Begin INFORMATION SUPPLIED

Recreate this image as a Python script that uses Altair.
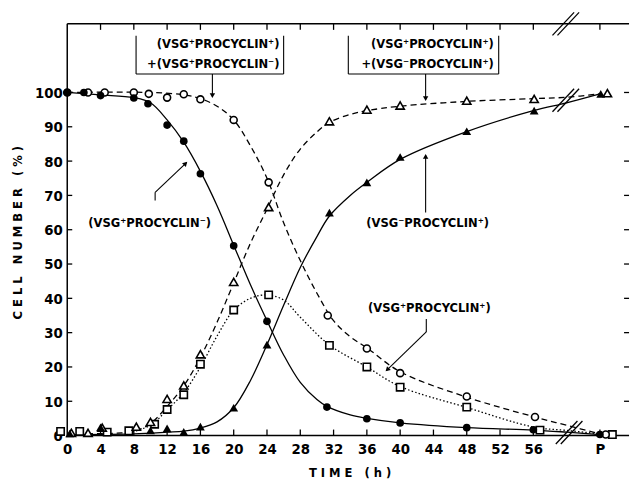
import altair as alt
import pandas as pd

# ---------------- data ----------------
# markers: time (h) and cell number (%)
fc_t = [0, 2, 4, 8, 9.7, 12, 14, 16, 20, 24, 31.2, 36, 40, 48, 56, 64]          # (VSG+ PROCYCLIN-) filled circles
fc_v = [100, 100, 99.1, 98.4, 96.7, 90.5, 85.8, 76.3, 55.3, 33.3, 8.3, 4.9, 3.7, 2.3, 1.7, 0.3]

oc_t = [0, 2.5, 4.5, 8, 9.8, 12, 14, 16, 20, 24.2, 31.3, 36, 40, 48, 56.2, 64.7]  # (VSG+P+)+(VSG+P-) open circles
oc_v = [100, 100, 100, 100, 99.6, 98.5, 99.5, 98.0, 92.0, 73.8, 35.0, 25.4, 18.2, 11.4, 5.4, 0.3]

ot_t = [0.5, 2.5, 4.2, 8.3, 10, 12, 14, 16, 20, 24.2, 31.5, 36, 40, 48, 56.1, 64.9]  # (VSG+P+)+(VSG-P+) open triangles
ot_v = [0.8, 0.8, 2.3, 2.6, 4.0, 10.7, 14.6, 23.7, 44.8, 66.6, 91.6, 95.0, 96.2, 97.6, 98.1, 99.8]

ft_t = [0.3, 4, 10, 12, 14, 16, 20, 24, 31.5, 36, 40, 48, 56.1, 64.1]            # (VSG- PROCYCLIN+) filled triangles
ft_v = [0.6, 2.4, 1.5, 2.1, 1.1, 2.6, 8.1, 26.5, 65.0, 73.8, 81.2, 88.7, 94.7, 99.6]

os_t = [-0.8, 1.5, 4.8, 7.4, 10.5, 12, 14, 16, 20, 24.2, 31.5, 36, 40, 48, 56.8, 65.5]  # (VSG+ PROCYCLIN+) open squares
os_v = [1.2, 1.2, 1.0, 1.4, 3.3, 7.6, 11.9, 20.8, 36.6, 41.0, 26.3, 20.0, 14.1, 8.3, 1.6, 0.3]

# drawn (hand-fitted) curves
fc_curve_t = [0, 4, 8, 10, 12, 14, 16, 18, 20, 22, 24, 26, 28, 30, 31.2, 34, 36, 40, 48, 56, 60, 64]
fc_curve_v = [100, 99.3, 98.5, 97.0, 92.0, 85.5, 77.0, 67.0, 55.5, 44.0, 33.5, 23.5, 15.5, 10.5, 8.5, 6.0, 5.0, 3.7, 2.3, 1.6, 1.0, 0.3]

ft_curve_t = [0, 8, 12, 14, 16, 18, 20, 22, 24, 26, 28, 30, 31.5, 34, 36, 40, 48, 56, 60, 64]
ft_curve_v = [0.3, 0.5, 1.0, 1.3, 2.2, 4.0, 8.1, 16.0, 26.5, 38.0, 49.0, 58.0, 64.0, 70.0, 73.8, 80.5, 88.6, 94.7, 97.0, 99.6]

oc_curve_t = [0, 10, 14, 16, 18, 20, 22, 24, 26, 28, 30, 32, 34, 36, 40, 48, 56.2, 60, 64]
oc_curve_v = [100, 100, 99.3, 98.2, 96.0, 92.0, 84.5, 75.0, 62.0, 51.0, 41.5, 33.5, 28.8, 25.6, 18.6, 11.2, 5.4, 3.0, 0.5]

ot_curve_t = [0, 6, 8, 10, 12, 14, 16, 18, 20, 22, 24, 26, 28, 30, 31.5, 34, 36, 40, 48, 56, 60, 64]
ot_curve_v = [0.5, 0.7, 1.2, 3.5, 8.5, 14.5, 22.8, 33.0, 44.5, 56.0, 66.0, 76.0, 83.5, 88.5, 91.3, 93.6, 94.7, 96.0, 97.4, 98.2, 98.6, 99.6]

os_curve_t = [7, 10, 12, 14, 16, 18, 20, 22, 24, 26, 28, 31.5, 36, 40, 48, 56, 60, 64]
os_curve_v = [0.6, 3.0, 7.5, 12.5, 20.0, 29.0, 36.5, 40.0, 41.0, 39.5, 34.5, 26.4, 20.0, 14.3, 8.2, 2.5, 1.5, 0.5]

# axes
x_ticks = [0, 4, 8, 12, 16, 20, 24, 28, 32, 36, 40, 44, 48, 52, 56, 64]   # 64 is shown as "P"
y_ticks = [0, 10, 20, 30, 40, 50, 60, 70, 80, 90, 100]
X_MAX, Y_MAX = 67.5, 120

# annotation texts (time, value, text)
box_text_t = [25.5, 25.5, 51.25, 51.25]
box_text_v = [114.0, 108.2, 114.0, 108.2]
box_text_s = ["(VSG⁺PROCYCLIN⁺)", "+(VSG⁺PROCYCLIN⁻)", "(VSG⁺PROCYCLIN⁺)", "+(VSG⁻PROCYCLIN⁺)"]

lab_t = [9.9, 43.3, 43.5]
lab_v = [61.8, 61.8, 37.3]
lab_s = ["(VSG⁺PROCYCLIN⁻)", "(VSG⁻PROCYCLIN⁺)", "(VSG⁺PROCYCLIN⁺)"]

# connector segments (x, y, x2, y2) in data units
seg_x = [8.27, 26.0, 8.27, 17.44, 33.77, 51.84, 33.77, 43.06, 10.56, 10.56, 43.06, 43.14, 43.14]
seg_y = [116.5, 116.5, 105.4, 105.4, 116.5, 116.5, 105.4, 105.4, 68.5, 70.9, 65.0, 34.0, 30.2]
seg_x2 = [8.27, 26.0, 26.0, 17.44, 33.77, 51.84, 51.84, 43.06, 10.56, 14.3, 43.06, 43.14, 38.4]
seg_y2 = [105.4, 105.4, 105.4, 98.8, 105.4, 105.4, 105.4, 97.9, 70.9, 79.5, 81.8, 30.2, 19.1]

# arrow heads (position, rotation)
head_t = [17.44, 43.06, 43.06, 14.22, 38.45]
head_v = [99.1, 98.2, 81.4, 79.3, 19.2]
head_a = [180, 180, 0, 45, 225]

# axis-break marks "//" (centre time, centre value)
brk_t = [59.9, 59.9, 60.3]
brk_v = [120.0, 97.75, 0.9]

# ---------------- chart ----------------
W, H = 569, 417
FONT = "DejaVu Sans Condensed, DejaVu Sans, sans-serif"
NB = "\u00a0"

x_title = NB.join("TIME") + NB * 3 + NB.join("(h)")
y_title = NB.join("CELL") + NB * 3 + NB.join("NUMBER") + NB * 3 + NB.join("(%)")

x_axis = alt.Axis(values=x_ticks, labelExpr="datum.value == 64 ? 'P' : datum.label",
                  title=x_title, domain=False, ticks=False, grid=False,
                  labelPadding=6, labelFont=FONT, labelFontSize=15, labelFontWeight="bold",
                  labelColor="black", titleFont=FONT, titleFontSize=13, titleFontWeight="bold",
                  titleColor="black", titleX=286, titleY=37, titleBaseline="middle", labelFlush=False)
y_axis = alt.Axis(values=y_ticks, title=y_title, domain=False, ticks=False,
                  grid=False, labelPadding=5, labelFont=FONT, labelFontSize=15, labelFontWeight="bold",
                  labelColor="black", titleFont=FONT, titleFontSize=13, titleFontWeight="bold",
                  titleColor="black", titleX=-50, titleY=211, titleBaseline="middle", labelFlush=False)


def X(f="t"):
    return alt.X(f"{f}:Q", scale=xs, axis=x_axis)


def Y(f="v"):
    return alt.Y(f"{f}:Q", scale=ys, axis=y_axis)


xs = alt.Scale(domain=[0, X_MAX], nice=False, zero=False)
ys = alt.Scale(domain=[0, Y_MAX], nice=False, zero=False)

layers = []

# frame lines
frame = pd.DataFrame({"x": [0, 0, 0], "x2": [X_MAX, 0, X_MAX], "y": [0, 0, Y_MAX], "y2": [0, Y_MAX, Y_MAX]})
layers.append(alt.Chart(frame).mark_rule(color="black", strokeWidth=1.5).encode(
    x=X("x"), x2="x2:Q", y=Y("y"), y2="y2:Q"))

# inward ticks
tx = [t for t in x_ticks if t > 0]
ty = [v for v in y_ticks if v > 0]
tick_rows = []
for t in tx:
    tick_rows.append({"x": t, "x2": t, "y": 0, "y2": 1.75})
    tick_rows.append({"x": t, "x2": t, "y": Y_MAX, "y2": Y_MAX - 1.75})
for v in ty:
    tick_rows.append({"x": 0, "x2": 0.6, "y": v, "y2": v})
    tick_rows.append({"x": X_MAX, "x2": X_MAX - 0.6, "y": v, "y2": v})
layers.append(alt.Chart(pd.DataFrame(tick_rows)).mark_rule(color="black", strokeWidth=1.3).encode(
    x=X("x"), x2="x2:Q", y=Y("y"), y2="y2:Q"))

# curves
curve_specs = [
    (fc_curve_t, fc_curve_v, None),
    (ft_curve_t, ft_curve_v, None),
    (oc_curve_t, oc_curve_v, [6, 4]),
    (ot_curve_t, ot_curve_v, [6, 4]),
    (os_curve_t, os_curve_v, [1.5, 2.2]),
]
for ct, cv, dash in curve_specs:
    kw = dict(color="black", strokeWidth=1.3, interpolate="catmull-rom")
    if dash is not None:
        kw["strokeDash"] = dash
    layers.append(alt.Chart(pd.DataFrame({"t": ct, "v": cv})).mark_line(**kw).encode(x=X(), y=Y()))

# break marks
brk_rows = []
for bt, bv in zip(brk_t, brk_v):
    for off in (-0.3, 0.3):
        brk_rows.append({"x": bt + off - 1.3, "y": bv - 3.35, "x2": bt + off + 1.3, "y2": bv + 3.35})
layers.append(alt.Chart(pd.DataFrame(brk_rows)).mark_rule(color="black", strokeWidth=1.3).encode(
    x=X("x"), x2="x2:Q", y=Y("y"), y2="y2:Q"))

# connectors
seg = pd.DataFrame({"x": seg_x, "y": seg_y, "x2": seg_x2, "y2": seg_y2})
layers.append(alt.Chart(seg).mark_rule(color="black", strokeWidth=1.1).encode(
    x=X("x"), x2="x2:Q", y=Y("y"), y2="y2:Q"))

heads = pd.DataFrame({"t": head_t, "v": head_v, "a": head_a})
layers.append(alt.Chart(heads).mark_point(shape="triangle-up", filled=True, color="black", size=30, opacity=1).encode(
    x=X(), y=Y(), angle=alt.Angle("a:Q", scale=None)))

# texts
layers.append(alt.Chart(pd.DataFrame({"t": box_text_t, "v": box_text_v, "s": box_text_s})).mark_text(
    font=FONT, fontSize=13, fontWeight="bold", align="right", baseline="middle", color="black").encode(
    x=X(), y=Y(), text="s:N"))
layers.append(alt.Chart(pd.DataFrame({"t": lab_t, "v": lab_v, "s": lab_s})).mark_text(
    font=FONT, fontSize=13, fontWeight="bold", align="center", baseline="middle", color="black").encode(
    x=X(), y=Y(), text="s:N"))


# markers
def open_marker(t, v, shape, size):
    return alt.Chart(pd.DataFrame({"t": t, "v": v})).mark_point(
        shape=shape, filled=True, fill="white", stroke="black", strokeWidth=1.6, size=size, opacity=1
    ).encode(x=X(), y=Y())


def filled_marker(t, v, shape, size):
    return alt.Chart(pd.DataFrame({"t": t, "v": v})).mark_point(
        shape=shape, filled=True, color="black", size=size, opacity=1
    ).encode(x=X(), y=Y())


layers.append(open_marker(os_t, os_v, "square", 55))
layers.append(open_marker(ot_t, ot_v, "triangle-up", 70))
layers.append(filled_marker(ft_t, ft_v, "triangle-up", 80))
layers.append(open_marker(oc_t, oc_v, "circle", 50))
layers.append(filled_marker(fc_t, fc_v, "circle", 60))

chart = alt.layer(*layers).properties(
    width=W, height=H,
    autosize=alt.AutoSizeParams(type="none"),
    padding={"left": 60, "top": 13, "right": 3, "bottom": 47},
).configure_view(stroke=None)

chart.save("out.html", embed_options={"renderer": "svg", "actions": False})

End INFORMATION SUPPLIED

STATED EXERCISE → Write out again, exactly, the lines from the start of the listing up to the line containing "98.2, 98.6, 99.6]", with both ends and without pictures.

COMPLETE OUTPUT →
Recreate this image as a Python script that uses Altair.
import altair as alt
import pandas as pd

# ---------------- data ----------------
# markers: time (h) and cell number (%)
fc_t = [0, 2, 4, 8, 9.7, 12, 14, 16, 20, 24, 31.2, 36, 40, 48, 56, 64]          # (VSG+ PROCYCLIN-) filled circles
fc_v = [100, 100, 99.1, 98.4, 96.7, 90.5, 85.8, 76.3, 55.3, 33.3, 8.3, 4.9, 3.7, 2.3, 1.7, 0.3]

oc_t = [0, 2.5, 4.5, 8, 9.8, 12, 14, 16, 20, 24.2, 31.3, 36, 40, 48, 56.2, 64.7]  # (VSG+P+)+(VSG+P-) open circles
oc_v = [100, 100, 100, 100, 99.6, 98.5, 99.5, 98.0, 92.0, 73.8, 35.0, 25.4, 18.2, 11.4, 5.4, 0.3]

ot_t = [0.5, 2.5, 4.2, 8.3, 10, 12, 14, 16, 20, 24.2, 31.5, 36, 40, 48, 56.1, 64.9]  # (VSG+P+)+(VSG-P+) open triangles
ot_v = [0.8, 0.8, 2.3, 2.6, 4.0, 10.7, 14.6, 23.7, 44.8, 66.6, 91.6, 95.0, 96.2, 97.6, 98.1, 99.8]

ft_t = [0.3, 4, 10, 12, 14, 16, 20, 24, 31.5, 36, 40, 48, 56.1, 64.1]            # (VSG- PROCYCLIN+) filled triangles
ft_v = [0.6, 2.4, 1.5, 2.1, 1.1, 2.6, 8.1, 26.5, 65.0, 73.8, 81.2, 88.7, 94.7, 99.6]

os_t = [-0.8, 1.5, 4.8, 7.4, 10.5, 12, 14, 16, 20, 24.2, 31.5, 36, 40, 48, 56.8, 65.5]  # (VSG+ PROCYCLIN+) open squares
os_v = [1.2, 1.2, 1.0, 1.4, 3.3, 7.6, 11.9, 20.8, 36.6, 41.0, 26.3, 20.0, 14.1, 8.3, 1.6, 0.3]

# drawn (hand-fitted) curves
fc_curve_t = [0, 4, 8, 10, 12, 14, 16, 18, 20, 22, 24, 26, 28, 30, 31.2, 34, 36, 40, 48, 56, 60, 64]
fc_curve_v = [100, 99.3, 98.5, 97.0, 92.0, 85.5, 77.0, 67.0, 55.5, 44.0, 33.5, 23.5, 15.5, 10.5, 8.5, 6.0, 5.0, 3.7, 2.3, 1.6, 1.0, 0.3]

ft_curve_t = [0, 8, 12, 14, 16, 18, 20, 22, 24, 26, 28, 30, 31.5, 34, 36, 40, 48, 56, 60, 64]
ft_curve_v = [0.3, 0.5, 1.0, 1.3, 2.2, 4.0, 8.1, 16.0, 26.5, 38.0, 49.0, 58.0, 64.0, 70.0, 73.8, 80.5, 88.6, 94.7, 97.0, 99.6]

oc_curve_t = [0, 10, 14, 16, 18, 20, 22, 24, 26, 28, 30, 32, 34, 36, 40, 48, 56.2, 60, 64]
oc_curve_v = [100, 100, 99.3, 98.2, 96.0, 92.0, 84.5, 75.0, 62.0, 51.0, 41.5, 33.5, 28.8, 25.6, 18.6, 11.2, 5.4, 3.0, 0.5]

ot_curve_t = [0, 6, 8, 10, 12, 14, 16, 18, 20, 22, 24, 26, 28, 30, 31.5, 34, 36, 40, 48, 56, 60, 64]
ot_curve_v = [0.5, 0.7, 1.2, 3.5, 8.5, 14.5, 22.8, 33.0, 44.5, 56.0, 66.0, 76.0, 83.5, 88.5, 91.3, 93.6, 94.7, 96.0, 97.4, 98.2, 98.6, 99.6]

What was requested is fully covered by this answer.